» **Data shown**

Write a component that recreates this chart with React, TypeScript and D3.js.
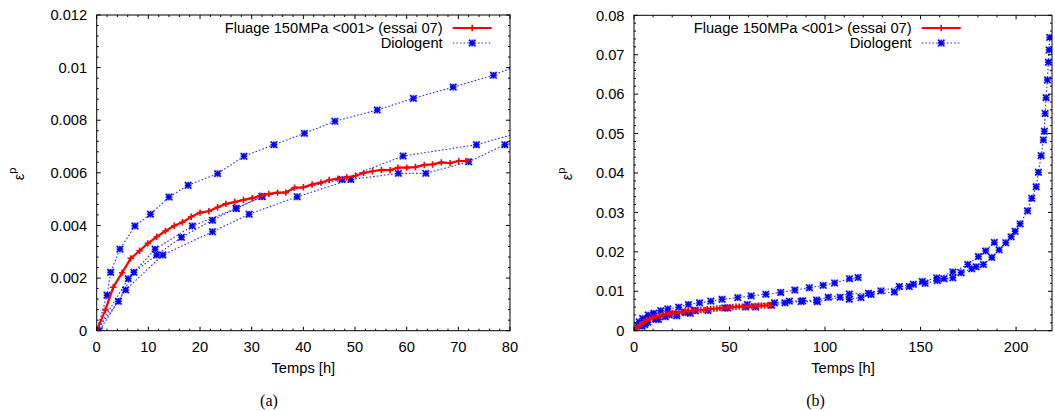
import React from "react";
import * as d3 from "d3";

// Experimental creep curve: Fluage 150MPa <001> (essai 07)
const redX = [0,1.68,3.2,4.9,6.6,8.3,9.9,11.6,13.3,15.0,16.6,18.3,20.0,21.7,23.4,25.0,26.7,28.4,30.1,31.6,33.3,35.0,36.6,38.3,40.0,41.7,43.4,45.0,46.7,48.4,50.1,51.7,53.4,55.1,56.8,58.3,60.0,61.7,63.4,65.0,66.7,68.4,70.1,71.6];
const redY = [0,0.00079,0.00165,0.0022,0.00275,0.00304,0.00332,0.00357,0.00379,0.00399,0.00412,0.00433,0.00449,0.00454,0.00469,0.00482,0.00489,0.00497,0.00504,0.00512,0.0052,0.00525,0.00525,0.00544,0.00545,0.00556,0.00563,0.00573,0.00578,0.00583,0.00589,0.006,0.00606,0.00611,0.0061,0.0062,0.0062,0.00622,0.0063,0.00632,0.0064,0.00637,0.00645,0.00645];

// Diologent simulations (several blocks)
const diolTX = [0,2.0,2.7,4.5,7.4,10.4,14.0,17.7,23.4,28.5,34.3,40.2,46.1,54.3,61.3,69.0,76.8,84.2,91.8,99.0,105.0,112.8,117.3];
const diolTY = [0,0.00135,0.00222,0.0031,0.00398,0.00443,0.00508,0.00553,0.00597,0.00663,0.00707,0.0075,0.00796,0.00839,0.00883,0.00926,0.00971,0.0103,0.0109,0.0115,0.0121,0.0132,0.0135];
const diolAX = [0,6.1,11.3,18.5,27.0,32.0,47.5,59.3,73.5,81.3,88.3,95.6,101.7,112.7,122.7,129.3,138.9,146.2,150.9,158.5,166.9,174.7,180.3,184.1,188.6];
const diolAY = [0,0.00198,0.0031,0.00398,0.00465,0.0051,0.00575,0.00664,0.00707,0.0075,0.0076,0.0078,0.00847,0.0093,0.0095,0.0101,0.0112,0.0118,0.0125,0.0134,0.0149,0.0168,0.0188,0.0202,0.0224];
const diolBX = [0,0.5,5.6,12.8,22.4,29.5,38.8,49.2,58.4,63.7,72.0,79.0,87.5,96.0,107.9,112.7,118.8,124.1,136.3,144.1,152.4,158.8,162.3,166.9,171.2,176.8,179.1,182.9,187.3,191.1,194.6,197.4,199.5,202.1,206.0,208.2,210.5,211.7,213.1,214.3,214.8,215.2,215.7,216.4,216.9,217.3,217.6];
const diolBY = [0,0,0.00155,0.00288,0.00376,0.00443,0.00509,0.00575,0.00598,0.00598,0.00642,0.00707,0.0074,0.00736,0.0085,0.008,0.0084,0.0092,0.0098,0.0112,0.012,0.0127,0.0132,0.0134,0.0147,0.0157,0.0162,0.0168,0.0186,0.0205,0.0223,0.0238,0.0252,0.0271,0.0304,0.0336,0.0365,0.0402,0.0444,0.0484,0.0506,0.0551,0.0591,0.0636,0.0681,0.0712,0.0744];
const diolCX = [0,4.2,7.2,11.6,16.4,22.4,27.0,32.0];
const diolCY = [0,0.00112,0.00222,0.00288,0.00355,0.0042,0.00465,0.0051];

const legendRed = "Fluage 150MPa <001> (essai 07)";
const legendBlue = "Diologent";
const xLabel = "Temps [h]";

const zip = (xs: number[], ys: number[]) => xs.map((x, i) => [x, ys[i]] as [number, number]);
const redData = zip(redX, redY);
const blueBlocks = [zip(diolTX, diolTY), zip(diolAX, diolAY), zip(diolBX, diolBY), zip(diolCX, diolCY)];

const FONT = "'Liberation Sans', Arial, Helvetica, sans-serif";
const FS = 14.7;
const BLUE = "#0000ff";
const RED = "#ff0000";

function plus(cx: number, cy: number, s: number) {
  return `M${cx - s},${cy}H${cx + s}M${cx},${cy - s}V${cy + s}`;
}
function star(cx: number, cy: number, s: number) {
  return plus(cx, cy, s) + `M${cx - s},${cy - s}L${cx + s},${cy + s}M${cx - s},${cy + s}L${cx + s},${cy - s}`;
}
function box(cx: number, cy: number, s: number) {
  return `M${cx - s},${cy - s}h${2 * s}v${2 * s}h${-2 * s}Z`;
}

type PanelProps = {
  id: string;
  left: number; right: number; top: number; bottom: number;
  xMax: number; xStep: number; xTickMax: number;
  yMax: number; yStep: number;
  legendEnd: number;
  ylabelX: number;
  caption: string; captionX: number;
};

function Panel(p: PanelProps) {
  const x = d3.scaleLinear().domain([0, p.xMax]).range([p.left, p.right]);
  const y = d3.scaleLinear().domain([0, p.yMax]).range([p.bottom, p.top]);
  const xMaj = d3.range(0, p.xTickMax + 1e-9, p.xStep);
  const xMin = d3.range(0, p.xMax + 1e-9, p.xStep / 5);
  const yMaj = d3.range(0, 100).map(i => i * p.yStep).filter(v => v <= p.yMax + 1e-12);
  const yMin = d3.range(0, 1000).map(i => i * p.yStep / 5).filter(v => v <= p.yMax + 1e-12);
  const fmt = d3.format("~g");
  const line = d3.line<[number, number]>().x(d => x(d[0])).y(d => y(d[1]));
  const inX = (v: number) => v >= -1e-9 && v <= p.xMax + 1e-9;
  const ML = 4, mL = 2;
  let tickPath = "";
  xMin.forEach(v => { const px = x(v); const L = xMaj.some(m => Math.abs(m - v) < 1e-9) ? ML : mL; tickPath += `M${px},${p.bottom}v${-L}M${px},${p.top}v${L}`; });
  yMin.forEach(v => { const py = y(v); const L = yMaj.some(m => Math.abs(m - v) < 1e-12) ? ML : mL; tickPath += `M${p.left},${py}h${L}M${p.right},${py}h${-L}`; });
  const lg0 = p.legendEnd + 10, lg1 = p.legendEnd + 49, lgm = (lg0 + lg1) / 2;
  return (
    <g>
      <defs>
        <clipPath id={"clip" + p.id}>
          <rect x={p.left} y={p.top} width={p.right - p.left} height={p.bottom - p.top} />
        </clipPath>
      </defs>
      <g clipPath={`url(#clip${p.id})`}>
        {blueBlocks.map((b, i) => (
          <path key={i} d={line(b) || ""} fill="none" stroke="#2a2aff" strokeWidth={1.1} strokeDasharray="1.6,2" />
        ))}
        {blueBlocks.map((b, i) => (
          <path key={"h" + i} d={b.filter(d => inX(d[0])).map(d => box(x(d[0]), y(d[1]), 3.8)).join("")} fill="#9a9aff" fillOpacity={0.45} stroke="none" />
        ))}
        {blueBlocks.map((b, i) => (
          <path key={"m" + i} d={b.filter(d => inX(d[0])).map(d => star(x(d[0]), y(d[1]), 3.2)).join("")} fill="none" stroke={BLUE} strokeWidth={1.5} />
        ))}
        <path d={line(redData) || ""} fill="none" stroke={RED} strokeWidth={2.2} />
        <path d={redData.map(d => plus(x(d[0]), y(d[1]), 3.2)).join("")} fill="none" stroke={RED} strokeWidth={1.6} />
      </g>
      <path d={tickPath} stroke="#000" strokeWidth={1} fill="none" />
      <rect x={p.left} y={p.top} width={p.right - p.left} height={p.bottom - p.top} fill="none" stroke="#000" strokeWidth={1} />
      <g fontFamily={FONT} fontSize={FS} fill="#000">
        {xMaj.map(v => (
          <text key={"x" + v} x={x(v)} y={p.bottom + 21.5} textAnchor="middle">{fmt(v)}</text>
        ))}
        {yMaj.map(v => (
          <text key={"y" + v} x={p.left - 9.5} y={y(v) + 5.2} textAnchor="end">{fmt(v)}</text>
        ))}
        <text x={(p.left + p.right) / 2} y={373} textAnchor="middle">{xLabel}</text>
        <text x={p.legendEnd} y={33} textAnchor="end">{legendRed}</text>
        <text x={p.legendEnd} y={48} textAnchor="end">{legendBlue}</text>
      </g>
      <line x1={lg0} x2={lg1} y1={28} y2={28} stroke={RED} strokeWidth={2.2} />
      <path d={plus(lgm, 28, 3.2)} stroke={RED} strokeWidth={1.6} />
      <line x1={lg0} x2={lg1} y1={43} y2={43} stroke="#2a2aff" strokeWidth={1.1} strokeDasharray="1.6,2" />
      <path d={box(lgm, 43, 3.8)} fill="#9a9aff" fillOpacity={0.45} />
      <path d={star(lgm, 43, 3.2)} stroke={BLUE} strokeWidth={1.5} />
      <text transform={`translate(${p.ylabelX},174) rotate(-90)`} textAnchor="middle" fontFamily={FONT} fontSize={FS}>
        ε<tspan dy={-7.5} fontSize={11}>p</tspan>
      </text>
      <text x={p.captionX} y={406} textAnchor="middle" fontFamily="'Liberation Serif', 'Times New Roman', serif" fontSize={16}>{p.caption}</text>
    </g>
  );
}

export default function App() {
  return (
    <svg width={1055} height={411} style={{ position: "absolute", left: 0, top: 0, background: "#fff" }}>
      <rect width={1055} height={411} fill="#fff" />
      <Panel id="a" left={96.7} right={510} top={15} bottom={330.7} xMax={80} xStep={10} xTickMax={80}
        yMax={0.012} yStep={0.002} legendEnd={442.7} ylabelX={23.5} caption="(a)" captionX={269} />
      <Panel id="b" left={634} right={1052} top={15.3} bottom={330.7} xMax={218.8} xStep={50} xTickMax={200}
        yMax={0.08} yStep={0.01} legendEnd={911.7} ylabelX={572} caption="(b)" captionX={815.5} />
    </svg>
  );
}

» **What you have to do**
Only the lines from the top of the data through the line with "import * as" should be quoted, exactly and with both ends kept; skip the pictures.

» **Exercise result**
Write a component that recreates this chart with React, TypeScript and D3.js.
import React from "react";
import * as d3 from "d3";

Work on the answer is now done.